Following COP 18 UN Framework Convention on Climate Change in Doha, Qatar now requires industrial companies to report, with 44 expected to report this year.
Although momentum is building, I fear that companies will overlook the true benefits of integrating sustainability into strategy.
Here are four takeaways from the conference on how sustainability can improve business, especially in the Middle East.
- 1. Sustainability brings opportunity
We are facing dire planetary limits, and doom and gloom scenarios abound. But as entrepreneurs who capitalize on solving problems, we should take note. Some Arab companies already have.
Karm Solar created a solar energy-based water pumping system—that is cheaper than those that use diesel—to ensure the sustainability of domestic agriculture in Egypt.
Dubai-based Liquid of Life provides sustainable and cost effective solutions to meet the increasing demand for quality drinking water, across the Arab world through an innovative technology that generates drinking water from air.
Untapped challenges and opportunities abound for Arab entrepreneurs: food and water security; renewable energy; recycling and waste management…what sustainability challenges could your startup solve?
- Sustainability doesn’t have to come at a cost
Dismantling the notion that sustainability and profitability are at odds, Michel Barnier, European Commissioner said, “Transparent companies have lower financing costs and are more profitable.”
In addition to transparency, sustainability presents opportunities to reduce costs.
Although energy is heavily subsidized in many Arab countries, energy audits are growing in popularity for large and industrial businesses for this reason.
In 2011 for instance, Dubai Airport’s energy and fuel saving initiatives reduced CO2 emissions by 72,793 tons and achieved $4.33 million in fuel savings.
Even smaller scale savings in a company’s energy consumption or throughout the supply chain, are worth making.
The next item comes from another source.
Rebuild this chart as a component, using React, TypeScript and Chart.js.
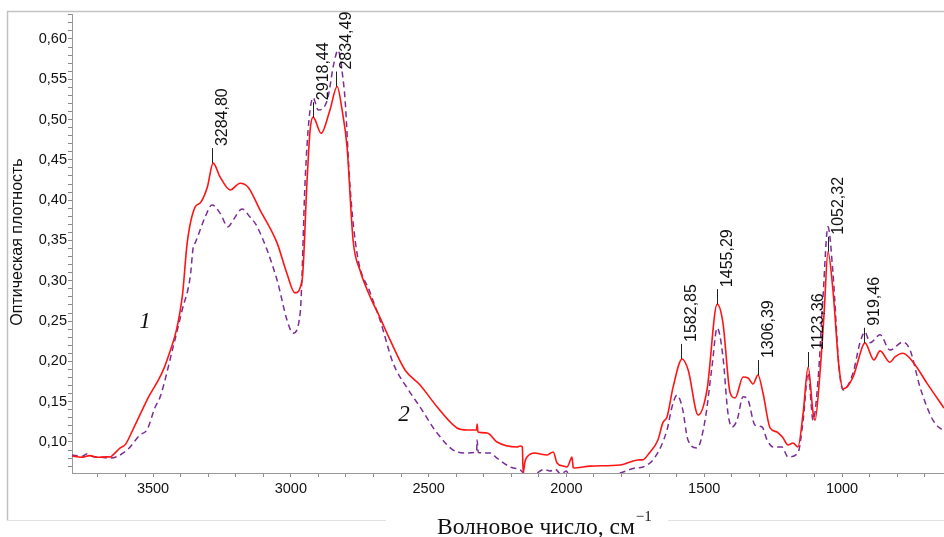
import React, { useEffect, useRef } from "react";
import { Chart, registerables } from "chart.js";

Chart.register(...registerables);

// ---- Data ----
const redWavenumber = [
  3794, 3760, 3730, 3700, 3670, 3656, 3645, 3619, 3600, 3572, 3522, 3449, 3394, 3376, 3347, 3329, 3303, 3282,
  3257, 3220, 3184, 3155, 3112, 3050, 3015, 2985, 2959, 2941, 2930, 2919, 2890, 2858, 2832, 2814, 2796, 2774,
  2749, 2712, 2676, 2640, 2585, 2531, 2469, 2397, 2360, 2326, 2324, 2321, 2288, 2252, 2179, 2168, 2160, 2157,
  2150, 2143, 2114, 2095, 2070, 2048, 2034, 2010, 1998, 1985, 1980, 1975, 1972, 1914, 1805, 1740, 1722, 1700,
  1668, 1650, 1635, 1613, 1580, 1558, 1522, 1490, 1453, 1432, 1406, 1388, 1359, 1341, 1323, 1305, 1287, 1261,
  1236, 1214, 1196, 1178, 1160, 1141, 1123, 1105, 1098, 1080, 1065, 1051, 1033, 1011, 996, 960, 924, 917, 884,
  862, 826, 808, 779, 742, 692, 630,
];
const redAbsorbance = [
  0.0826, 0.081, 0.083, 0.081, 0.0815, 0.0814, 0.084, 0.0926, 0.097, 0.116, 0.152, 0.2017, 0.28, 0.347, 0.3916,
  0.3965, 0.416, 0.446, 0.429, 0.4127, 0.421, 0.416, 0.388, 0.347, 0.31, 0.285, 0.301, 0.425, 0.487, 0.503,
  0.483, 0.512, 0.541, 0.512, 0.466, 0.35, 0.313, 0.28, 0.254, 0.2266, 0.189, 0.1707, 0.1434, 0.1174, 0.1149,
  0.115, 0.1223, 0.1124, 0.1112, 0.1, 0.0938, 0.095, 0.094, 0.062, 0.076, 0.0814, 0.0864, 0.085, 0.0839, 0.0876,
  0.074, 0.07, 0.069, 0.078, 0.0814, 0.068, 0.0677, 0.07, 0.0715, 0.0777, 0.078, 0.086, 0.1025, 0.124, 0.131,
  0.168, 0.203, 0.189, 0.1335, 0.1645, 0.271, 0.2476, 0.161, 0.1546, 0.1806, 0.1794, 0.172, 0.183, 0.161,
  0.1174, 0.1124, 0.105, 0.0963, 0.0988, 0.0938, 0.136, 0.193, 0.136, 0.127, 0.1856, 0.26, 0.336, 0.2886,
  0.193, 0.1658, 0.1806, 0.22, 0.223, 0.2017, 0.213, 0.199, 0.2055, 0.21, 0.199, 0.173, 0.142,
];

const purpleWavenumber = [
  3794, 3760, 3740, 3720, 3690, 3656, 3594, 3547, 3522, 3492, 3474, 3427, 3394, 3365, 3354, 3347, 3311, 3286,
  3257, 3228, 3209, 3177, 3148, 3122, 3050, 3014, 2992, 2966, 2948, 2934, 2919, 2901, 2868, 2843, 2829, 2810,
  2803, 2785, 2760, 2712, 2676, 2629, 2578, 2531, 2469, 2397, 2360, 2326, 2324, 2320, 2277, 2252, 2204, 2168,
  2150, 2120, 2100, 2080, 2060, 2040, 2020, 2000, 1990, 1950, 1900, 1850, 1805, 1751, 1722, 1678, 1635, 1617,
  1599, 1580, 1559, 1526, 1497, 1472, 1453, 1432, 1414, 1399, 1381, 1359, 1341, 1316, 1290, 1272, 1250, 1218,
  1196, 1160, 1141, 1123, 1105, 1087, 1069, 1051, 1033, 1011, 996, 960, 935, 917, 898, 862, 826, 779, 753, 717,
  670, 630,
];
const purpleAbsorbance = [
  0.0839, 0.082, 0.085, 0.082, 0.081, 0.08, 0.09, 0.1087, 0.115, 0.1434, 0.156, 0.218, 0.264, 0.305, 0.342,
  0.347, 0.379, 0.394, 0.384, 0.367, 0.3755, 0.389, 0.379, 0.367, 0.301, 0.2514, 0.235, 0.26, 0.425, 0.5, 0.527,
  0.512, 0.524, 0.571, 0.586, 0.549, 0.524, 0.416, 0.3345, 0.285, 0.251, 0.198, 0.167, 0.1434, 0.111, 0.0876,
  0.0864, 0.0876, 0.1025, 0.087, 0.0864, 0.08, 0.069, 0.0653, 0.06, 0.058, 0.063, 0.066, 0.064, 0.066, 0.06,
  0.064, 0.058, 0.056, 0.057, 0.059, 0.0615, 0.0677, 0.069, 0.0814, 0.115, 0.1434, 0.158, 0.1434, 0.1025,
  0.0926, 0.127, 0.193, 0.2414, 0.2055, 0.136, 0.1186, 0.127, 0.156, 0.152, 0.121, 0.1186, 0.1025, 0.0938,
  0.0938, 0.0814, 0.0864, 0.127, 0.1856, 0.127, 0.177, 0.28, 0.367, 0.31, 0.193, 0.1645, 0.1856, 0.223, 0.2365,
  0.223, 0.233, 0.214, 0.224, 0.214, 0.168, 0.127, 0.113,
];

const peakWavenumbers = [3284.8, 2918.44, 2834.49, 1582.85, 1455.29, 1306.39, 1123.36, 1052.32, 919.46];
const peakAbsorbance = [0.446, 0.503, 0.541, 0.203, 0.271, 0.183, 0.193, 0.336, 0.223];
const peakLabels = ["3284,80", "2918,44", "2834,49", "1582,85", "1455,29", "1306,39", "1123,36", "1052,32", "919,46"];

const xMajorTicks = [3500, 3000, 2500, 2000, 1500, 1000];
const xTickLabels = ["3500", "3000", "2500", "2000", "1500", "1000"];
const yMajorTicks = [0.1, 0.15, 0.2, 0.25, 0.3, 0.35, 0.4, 0.45, 0.5, 0.55, 0.6];
const yTickLabels = ["0,10", "0,15", "0,20", "0,25", "0,30", "0,35", "0,40", "0,45", "0,50", "0,55", "0,60"];

const curveLabels = ["1", "2"];
const curveLabelWavenumber = [3529, 2589];
const curveLabelAbsorbance = [0.249, 0.1335];

const xTitle = "Волновое число, см";
const xTitleSup = "−1";
const yTitle = "Оптическая плотность";

const SANS = '"Liberation Sans", Arial, sans-serif';
const SERIF = '"Liberation Serif", "Times New Roman", serif';

const overlayPlugin = {
  id: "overlay",
  afterDraw(chart: any) {
    const { ctx, scales } = chart;
    const xs = scales.x;
    const ys = scales.y;
    ctx.save();
    // outer frame
    ctx.strokeStyle = "#c2c2c2";
    ctx.lineWidth = 1.5;
    ctx.beginPath();
    ctx.moveTo(7.5, 520.5);
    ctx.lineTo(7.5, 11.5);
    ctx.lineTo(944, 11.5);
    ctx.stroke();
    ctx.strokeStyle = "#e2e2e2";
    ctx.lineWidth = 1;
    ctx.beginPath();
    ctx.moveTo(7.5, 520.5);
    ctx.lineTo(386, 520.5);
    ctx.moveTo(668, 520.5);
    ctx.lineTo(944, 520.5);
    ctx.stroke();

    // y title
    ctx.save();
    ctx.fillStyle = "#111";
    ctx.font = "16px " + SANS;
    ctx.translate(18, 242);
    ctx.rotate(-Math.PI / 2);
    ctx.textAlign = "center";
    ctx.textBaseline = "middle";
    ctx.fillText(yTitle, 0, 0);
    ctx.restore();

    // x title
    ctx.fillStyle = "#111";
    ctx.font = "23.5px " + SERIF;
    ctx.textAlign = "left";
    ctx.textBaseline = "alphabetic";
    const w = ctx.measureText(xTitle).width;
    const x0 = 437;
    ctx.fillText(xTitle, x0, 534);
    ctx.font = "15px " + SERIF;
    ctx.fillText(xTitleSup, x0 + w + 1, 521);

    // curve labels
    ctx.font = "italic 23px " + SERIF;
    ctx.textAlign = "center";
    ctx.textBaseline = "middle";
    curveLabels.forEach((t, i) => {
      ctx.fillText(t, xs.getPixelForValue(curveLabelWavenumber[i]), ys.getPixelForValue(curveLabelAbsorbance[i]));
    });

    // peak markers
    peakWavenumbers.forEach((wn, i) => {
      const px = Math.round(xs.getPixelForValue(wn)) + 0.5;
      const py = ys.getPixelForValue(peakAbsorbance[i]);
      ctx.strokeStyle = "#222";
      ctx.lineWidth = 1;
      ctx.beginPath();
      ctx.moveTo(px, py);
      ctx.lineTo(px, py - 15);
      ctx.stroke();
      ctx.save();
      ctx.translate(px, py - 16);
      ctx.rotate(-Math.PI / 2);
      ctx.fillStyle = "#111";
      ctx.font = "16px " + SANS;
      ctx.textAlign = "left";
      ctx.textBaseline = "middle";
      ctx.fillText(peakLabels[i], 1, 10);
      ctx.restore();
    });
    ctx.restore();
  },
};

export default function App() {
  const canvasRef = useRef<HTMLCanvasElement | null>(null);

  useEffect(() => {
    const canvas = canvasRef.current;
    if (!canvas) return;
    const purpleData = purpleWavenumber.map((x, i) => ({ x, y: purpleAbsorbance[i] }));
    const redData = redWavenumber.map((x, i) => ({ x, y: redAbsorbance[i] }));

    const chart = new Chart(canvas, {
      type: "line",
      data: {
        datasets: [
          {
            label: "1",
            data: redData,
            borderColor: "#ff1414",
            borderWidth: 1.6,
            pointRadius: 0,
            fill: false,
            cubicInterpolationMode: "monotone",
          },
          {
            label: "2",
            data: purpleData,
            borderColor: "#7a2e96",
            borderWidth: 1.5,
            borderDash: [6, 4],
            pointRadius: 0,
            fill: false,
            cubicInterpolationMode: "monotone",
          },
        ],
      },
      options: {
        animation: false,
        responsive: false,
        devicePixelRatio: 1,
        layout: { padding: { top: 14, right: 0, left: 0, bottom: 0 } },
        plugins: { legend: { display: false }, tooltip: { enabled: false }, title: { display: false } },
        scales: {
          x: {
            type: "linear",
            reverse: true,
            min: 630,
            max: 3794,
            afterFit: (s: any) => {
              s.height = 64;
            },
            border: { display: true, color: "#9a9a9a", width: 1 },
            grid: { drawOnChartArea: false, drawTicks: true, tickLength: 4, color: "#8a8a8a" },
            ticks: {
              stepSize: 100,
              includeBounds: false,
              autoSkip: false,
              maxRotation: 0,
              minRotation: 0,
              padding: 3,
              color: "#111",
              font: { family: SANS, size: 14.5 },
              callback: (v: any) => {
                const idx = xMajorTicks.indexOf(Math.round(Number(v)));
                return idx >= 0 ? xTickLabels[idx] : "";
              },
            },
          },
          y: {
            type: "linear",
            min: 0.0615,
            max: 0.631,
            afterFit: (s: any) => {
              s.width = 72;
            },
            border: { display: true, color: "#9a9a9a", width: 1 },
            grid: { drawOnChartArea: false, drawTicks: true, tickLength: 4, color: "#8a8a8a" },
            ticks: {
              stepSize: 0.01,
              includeBounds: false,
              autoSkip: false,
              padding: 1,
              color: "#111",
              font: { family: SANS, size: 14.5 },
              callback: (v: any) => {
                const n = Math.round(Number(v) * 100);
                const idx = yMajorTicks.findIndex((t) => Math.round(t * 100) === n);
                return idx >= 0 ? yTickLabels[idx] : "";
              },
            },
          },
        },
      },
      plugins: [overlayPlugin],
    });
    return () => chart.destroy();
  }, []);

  return (
    <div style={{ position: "fixed", left: 0, top: 0, width: 944, height: 537, background: "#fff" }}>
      <canvas ref={canvasRef} width={944} height={537} style={{ display: "block" }} />
    </div>
  );
}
Consider a US$25,000 reduction in annual costs, which could be diverted to R&D or used to employ, retain, or reward staff.
As Digital Lumens founder says, “I’d rather fire a kilowatt than a person.”
- Sustainability Manages Risk
I learned that Puma not only reports—it has begun asking suppliers to comply with sustainability reporting standards as well.
Given the public scrutiny of global retailers exploiting workers in sweatshops, Puma’s requirement represents an important aspect of preserving human rights down its supply chain, as well as risk management—both reputational and legal.
References were made to the recent garment factory tragedies in Bangladesh claiming over 1000 lives.
In the Arab world, soon will come the day when the construction industry—and others notorious for violating human rights—will be held accountable, and faced with public pressure.
In fact, Achim Steiner, Executive Director of UNEP, warned that ultimately, the day when consumers will use smartphones to make purchasing decisions based on a company’s integration of environment, social and governance (ESG) factors is not far off.
- Sustainability is essential to competiveness
The European Commission recently adopted a proposal, which would require all large companies to disclose information on the major economic, environmental, and social impacts of their business as part of their annual reporting cycle.
If the proposal passes, this could be a game-changer for sustainability, and it’s only a matter of time before other countries and regions are forced to follow suit.
Companies in the Arab world have the opportunity to start being proactive and leapfrog into a more sustainable and competitive business landscape, or risk missing the sustainability bandwagon and becoming fossils.